TASK DIRECTIONS: Your task is to output the listing word for word, with pictures excluded.

┄┄┄┄┄┄┄┄┄┄

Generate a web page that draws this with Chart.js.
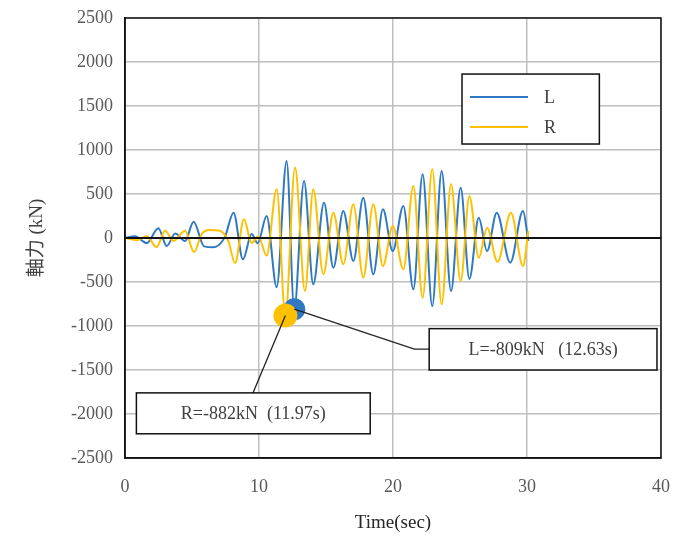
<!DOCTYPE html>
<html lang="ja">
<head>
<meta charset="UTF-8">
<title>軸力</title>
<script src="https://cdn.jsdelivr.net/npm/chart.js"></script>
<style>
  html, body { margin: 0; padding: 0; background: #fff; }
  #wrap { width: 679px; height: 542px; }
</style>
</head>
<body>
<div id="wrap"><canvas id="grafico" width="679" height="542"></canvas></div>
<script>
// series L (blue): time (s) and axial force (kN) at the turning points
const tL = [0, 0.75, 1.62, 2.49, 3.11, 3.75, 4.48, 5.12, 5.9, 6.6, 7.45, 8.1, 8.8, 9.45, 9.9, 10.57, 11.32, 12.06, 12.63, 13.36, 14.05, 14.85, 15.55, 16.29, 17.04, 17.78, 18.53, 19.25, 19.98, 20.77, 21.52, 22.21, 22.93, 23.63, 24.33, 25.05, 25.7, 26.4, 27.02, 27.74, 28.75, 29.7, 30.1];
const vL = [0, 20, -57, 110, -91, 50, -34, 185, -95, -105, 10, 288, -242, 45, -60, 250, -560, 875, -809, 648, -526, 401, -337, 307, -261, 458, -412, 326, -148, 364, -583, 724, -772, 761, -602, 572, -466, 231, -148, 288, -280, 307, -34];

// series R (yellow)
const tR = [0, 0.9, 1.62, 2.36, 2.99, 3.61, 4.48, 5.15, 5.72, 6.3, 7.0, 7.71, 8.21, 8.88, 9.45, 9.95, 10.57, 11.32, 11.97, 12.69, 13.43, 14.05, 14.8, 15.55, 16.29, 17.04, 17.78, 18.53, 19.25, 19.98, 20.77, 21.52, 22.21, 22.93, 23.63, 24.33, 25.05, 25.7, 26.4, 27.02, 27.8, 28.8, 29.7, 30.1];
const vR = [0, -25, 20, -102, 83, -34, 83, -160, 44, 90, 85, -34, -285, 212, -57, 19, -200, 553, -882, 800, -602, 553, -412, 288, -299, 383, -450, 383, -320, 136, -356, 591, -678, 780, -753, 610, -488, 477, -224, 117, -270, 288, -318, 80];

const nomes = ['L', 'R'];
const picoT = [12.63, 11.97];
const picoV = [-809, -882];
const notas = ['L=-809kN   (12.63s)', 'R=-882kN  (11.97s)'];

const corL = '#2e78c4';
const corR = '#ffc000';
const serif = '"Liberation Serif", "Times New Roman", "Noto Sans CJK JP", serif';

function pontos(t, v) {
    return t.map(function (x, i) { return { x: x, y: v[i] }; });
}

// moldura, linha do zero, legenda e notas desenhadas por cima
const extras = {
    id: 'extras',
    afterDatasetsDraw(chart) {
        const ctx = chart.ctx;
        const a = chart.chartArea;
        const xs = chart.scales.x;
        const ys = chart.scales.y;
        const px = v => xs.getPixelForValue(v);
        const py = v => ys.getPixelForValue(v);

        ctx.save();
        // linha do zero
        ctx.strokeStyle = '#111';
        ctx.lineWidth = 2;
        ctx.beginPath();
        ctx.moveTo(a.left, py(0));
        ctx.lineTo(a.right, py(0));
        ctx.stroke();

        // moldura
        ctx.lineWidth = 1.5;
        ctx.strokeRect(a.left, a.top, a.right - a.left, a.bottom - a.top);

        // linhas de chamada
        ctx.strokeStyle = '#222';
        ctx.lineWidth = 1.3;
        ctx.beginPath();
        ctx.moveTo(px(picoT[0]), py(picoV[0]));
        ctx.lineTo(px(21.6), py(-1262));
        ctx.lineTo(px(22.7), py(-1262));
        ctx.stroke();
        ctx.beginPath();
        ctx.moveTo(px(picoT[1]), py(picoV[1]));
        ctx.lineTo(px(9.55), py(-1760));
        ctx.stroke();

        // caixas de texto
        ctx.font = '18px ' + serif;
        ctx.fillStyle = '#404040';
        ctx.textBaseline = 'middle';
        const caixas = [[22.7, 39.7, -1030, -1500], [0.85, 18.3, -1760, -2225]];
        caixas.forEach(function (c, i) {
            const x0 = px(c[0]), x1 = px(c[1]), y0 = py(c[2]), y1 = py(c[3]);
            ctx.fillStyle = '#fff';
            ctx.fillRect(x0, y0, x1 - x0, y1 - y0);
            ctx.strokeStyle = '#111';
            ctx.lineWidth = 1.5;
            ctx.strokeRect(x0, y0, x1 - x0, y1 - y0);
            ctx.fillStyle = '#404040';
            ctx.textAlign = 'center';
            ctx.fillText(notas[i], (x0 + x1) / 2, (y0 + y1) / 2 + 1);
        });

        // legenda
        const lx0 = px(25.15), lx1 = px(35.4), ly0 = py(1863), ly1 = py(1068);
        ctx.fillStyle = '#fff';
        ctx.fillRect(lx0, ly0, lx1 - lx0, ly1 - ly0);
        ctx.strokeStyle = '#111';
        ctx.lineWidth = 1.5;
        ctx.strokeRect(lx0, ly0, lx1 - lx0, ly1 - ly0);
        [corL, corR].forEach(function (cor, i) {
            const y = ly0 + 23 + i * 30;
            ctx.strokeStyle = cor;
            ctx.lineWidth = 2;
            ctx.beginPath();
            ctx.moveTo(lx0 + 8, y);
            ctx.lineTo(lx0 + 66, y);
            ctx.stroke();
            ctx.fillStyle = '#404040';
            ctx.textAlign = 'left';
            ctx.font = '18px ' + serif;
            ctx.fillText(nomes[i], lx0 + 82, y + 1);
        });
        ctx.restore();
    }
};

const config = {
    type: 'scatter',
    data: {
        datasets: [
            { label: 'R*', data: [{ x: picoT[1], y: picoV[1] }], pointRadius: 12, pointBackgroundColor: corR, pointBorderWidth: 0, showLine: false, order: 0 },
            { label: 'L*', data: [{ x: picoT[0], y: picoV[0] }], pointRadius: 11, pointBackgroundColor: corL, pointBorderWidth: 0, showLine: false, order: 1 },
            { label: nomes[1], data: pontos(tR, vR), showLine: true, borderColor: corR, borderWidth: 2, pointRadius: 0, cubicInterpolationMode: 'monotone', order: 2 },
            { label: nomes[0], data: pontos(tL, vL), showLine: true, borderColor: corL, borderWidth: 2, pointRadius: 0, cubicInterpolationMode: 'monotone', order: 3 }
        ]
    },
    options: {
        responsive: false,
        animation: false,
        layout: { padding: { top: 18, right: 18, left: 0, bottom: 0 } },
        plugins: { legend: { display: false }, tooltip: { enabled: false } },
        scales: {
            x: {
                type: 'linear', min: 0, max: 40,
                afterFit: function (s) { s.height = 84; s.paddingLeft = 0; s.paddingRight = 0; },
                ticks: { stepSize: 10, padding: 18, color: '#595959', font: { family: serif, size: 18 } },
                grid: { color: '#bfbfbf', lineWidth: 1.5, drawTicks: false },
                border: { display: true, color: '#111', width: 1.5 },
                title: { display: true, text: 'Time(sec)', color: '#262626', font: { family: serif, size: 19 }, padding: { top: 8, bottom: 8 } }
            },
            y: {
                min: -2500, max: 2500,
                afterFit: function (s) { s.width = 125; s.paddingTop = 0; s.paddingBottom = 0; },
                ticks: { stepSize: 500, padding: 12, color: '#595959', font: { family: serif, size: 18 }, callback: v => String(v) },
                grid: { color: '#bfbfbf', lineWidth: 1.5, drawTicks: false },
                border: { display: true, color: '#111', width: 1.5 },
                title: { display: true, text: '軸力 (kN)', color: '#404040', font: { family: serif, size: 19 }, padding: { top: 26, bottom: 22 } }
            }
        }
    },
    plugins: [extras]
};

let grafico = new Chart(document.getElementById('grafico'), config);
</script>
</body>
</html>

┄┄┄┄┄┄┄┄┄┄

COMPLETE OUTPUT:
Generate a web page that draws this with Chart.js.
<!DOCTYPE html>
<html lang="ja">
<head>
<meta charset="UTF-8">
<title>軸力</title>
<script src="https://cdn.jsdelivr.net/npm/chart.js"></script>
<style>
  html, body { margin: 0; padding: 0; background: #fff; }
  #wrap { width: 679px; height: 542px; }
</style>
</head>
<body>
<div id="wrap"><canvas id="grafico" width="679" height="542"></canvas></div>
<script>
// series L (blue): time (s) and axial force (kN) at the turning points
const tL = [0, 0.75, 1.62, 2.49, 3.11, 3.75, 4.48, 5.12, 5.9, 6.6, 7.45, 8.1, 8.8, 9.45, 9.9, 10.57, 11.32, 12.06, 12.63, 13.36, 14.05, 14.85, 15.55, 16.29, 17.04, 17.78, 18.53, 19.25, 19.98, 20.77, 21.52, 22.21, 22.93, 23.63, 24.33, 25.05, 25.7, 26.4, 27.02, 27.74, 28.75, 29.7, 30.1];
const vL = [0, 20, -57, 110, -91, 50, -34, 185, -95, -105, 10, 288, -242, 45, -60, 250, -560, 875, -809, 648, -526, 401, -337, 307, -261, 458, -412, 326, -148, 364, -583, 724, -772, 761, -602, 572, -466, 231, -148, 288, -280, 307, -34];

// series R (yellow)
const tR = [0, 0.9, 1.62, 2.36, 2.99, 3.61, 4.48, 5.15, 5.72, 6.3, 7.0, 7.71, 8.21, 8.88, 9.45, 9.95, 10.57, 11.32, 11.97, 12.69, 13.43, 14.05, 14.8, 15.55, 16.29, 17.04, 17.78, 18.53, 19.25, 19.98, 20.77, 21.52, 22.21, 22.93, 23.63, 24.33, 25.05, 25.7, 26.4, 27.02, 27.8, 28.8, 29.7, 30.1];
const vR = [0, -25, 20, -102, 83, -34, 83, -160, 44, 90, 85, -34, -285, 212, -57, 19, -200, 553, -882, 800, -602, 553, -412, 288, -299, 383, -450, 383, -320, 136, -356, 591, -678, 780, -753, 610, -488, 477, -224, 117, -270, 288, -318, 80];

const nomes = ['L', 'R'];
const picoT = [12.63, 11.97];
const picoV = [-809, -882];
const notas = ['L=-809kN   (12.63s)', 'R=-882kN  (11.97s)'];

const corL = '#2e78c4';
const corR = '#ffc000';
const serif = '"Liberation Serif", "Times New Roman", "Noto Sans CJK JP", serif';

function pontos(t, v) {
    return t.map(function (x, i) { return { x: x, y: v[i] }; });
}

// moldura, linha do zero, legenda e notas desenhadas por cima
const extras = {
    id: 'extras',
    afterDatasetsDraw(chart) {
        const ctx = chart.ctx;
        const a = chart.chartArea;
        const xs = chart.scales.x;
        const ys = chart.scales.y;
        const px = v => xs.getPixelForValue(v);
        const py = v => ys.getPixelForValue(v);

        ctx.save();
        // linha do zero
        ctx.strokeStyle = '#111';
        ctx.lineWidth = 2;
        ctx.beginPath();
        ctx.moveTo(a.left, py(0));
        ctx.lineTo(a.right, py(0));
        ctx.stroke();

        // moldura
        ctx.lineWidth = 1.5;
        ctx.strokeRect(a.left, a.top, a.right - a.left, a.bottom - a.top);

        // linhas de chamada
        ctx.strokeStyle = '#222';
        ctx.lineWidth = 1.3;
        ctx.beginPath();
        ctx.moveTo(px(picoT[0]), py(picoV[0]));
        ctx.lineTo(px(21.6), py(-1262));
        ctx.lineTo(px(22.7), py(-1262));
        ctx.stroke();
        ctx.beginPath();
        ctx.moveTo(px(picoT[1]), py(picoV[1]));
        ctx.lineTo(px(9.55), py(-1760));
        ctx.stroke();

        // caixas de texto
        ctx.font = '18px ' + serif;
        ctx.fillStyle = '#404040';
        ctx.textBaseline = 'middle';
        const caixas = [[22.7, 39.7, -1030, -1500], [0.85, 18.3, -1760, -2225]];
        caixas.forEach(function (c, i) {
            const x0 = px(c[0]), x1 = px(c[1]), y0 = py(c[2]), y1 = py(c[3]);
            ctx.fillStyle = '#fff';
            ctx.fillRect(x0, y0, x1 - x0, y1 - y0);
            ctx.strokeStyle = '#111';
            ctx.lineWidth = 1.5;
            ctx.strokeRect(x0, y0, x1 - x0, y1 - y0);
            ctx.fillStyle = '#404040';
            ctx.textAlign = 'center';
            ctx.fillText(notas[i], (x0 + x1) / 2, (y0 + y1) / 2 + 1);
        });

        // legenda
        const lx0 = px(25.15), lx1 = px(35.4), ly0 = py(1863), ly1 = py(1068);
        ctx.fillStyle = '#fff';
        ctx.fillRect(lx0, ly0, lx1 - lx0, ly1 - ly0);
        ctx.strokeStyle = '#111';
        ctx.lineWidth = 1.5;
        ctx.strokeRect(lx0, ly0, lx1 - lx0, ly1 - ly0);
        [corL, corR].forEach(function (cor, i) {
            const y = ly0 + 23 + i * 30;
            ctx.strokeStyle = cor;
            ctx.lineWidth = 2;
            ctx.beginPath();
            ctx.moveTo(lx0 + 8, y);
            ctx.lineTo(lx0 + 66, y);
            ctx.stroke();
            ctx.fillStyle = '#404040';
            ctx.textAlign = 'left';
            ctx.font = '18px ' + serif;
            ctx.fillText(nomes[i], lx0 + 82, y + 1);
        });
        ctx.restore();
    }
};

const config = {
    type: 'scatter',
    data: {
        datasets: [
            { label: 'R*', data: [{ x: picoT[1], y: picoV[1] }], pointRadius: 12, pointBackgroundColor: corR, pointBorderWidth: 0, showLine: false, order: 0 },
            { label: 'L*', data: [{ x: picoT[0], y: picoV[0] }], pointRadius: 11, pointBackgroundColor: corL, pointBorderWidth: 0, showLine: false, order: 1 },
            { label: nomes[1], data: pontos(tR, vR), showLine: true, borderColor: corR, borderWidth: 2, pointRadius: 0, cubicInterpolationMode: 'monotone', order: 2 },
            { label: nomes[0], data: pontos(tL, vL), showLine: true, borderColor: corL, borderWidth: 2, pointRadius: 0, cubicInterpolationMode: 'monotone', order: 3 }
        ]
    },
    options: {
        responsive: false,
        animation: false,
        layout: { padding: { top: 18, right: 18, left: 0, bottom: 0 } },
        plugins: { legend: { display: false }, tooltip: { enabled: false } },
        scales: {
            x: {
                type: 'linear', min: 0, max: 40,
                afterFit: function (s) { s.height = 84; s.paddingLeft = 0; s.paddingRight = 0; },
                ticks: { stepSize: 10, padding: 18, color: '#595959', font: { family: serif, size: 18 } },
                grid: { color: '#bfbfbf', lineWidth: 1.5, drawTicks: false },
                border: { display: true, color: '#111', width: 1.5 },
                title: { display: true, text: 'Time(sec)', color: '#262626', font: { family: serif, size: 19 }, padding: { top: 8, bottom: 8 } }
            },
            y: {
                min: -2500, max: 2500,
                afterFit: function (s) { s.width = 125; s.paddingTop = 0; s.paddingBottom = 0; },
                ticks: { stepSize: 500, padding: 12, color: '#595959', font: { family: serif, size: 18 }, callback: v => String(v) },
                grid: { color: '#bfbfbf', lineWidth: 1.5, drawTicks: false },
                border: { display: true, color: '#111', width: 1.5 },
                title: { display: true, text: '軸力 (kN)', color: '#404040', font: { family: serif, size: 19 }, padding: { top: 26, bottom: 22 } }
            }
        }
    },
    plugins: [extras]
};

let grafico = new Chart(document.getElementById('grafico'), config);
</script>
</body>
</html>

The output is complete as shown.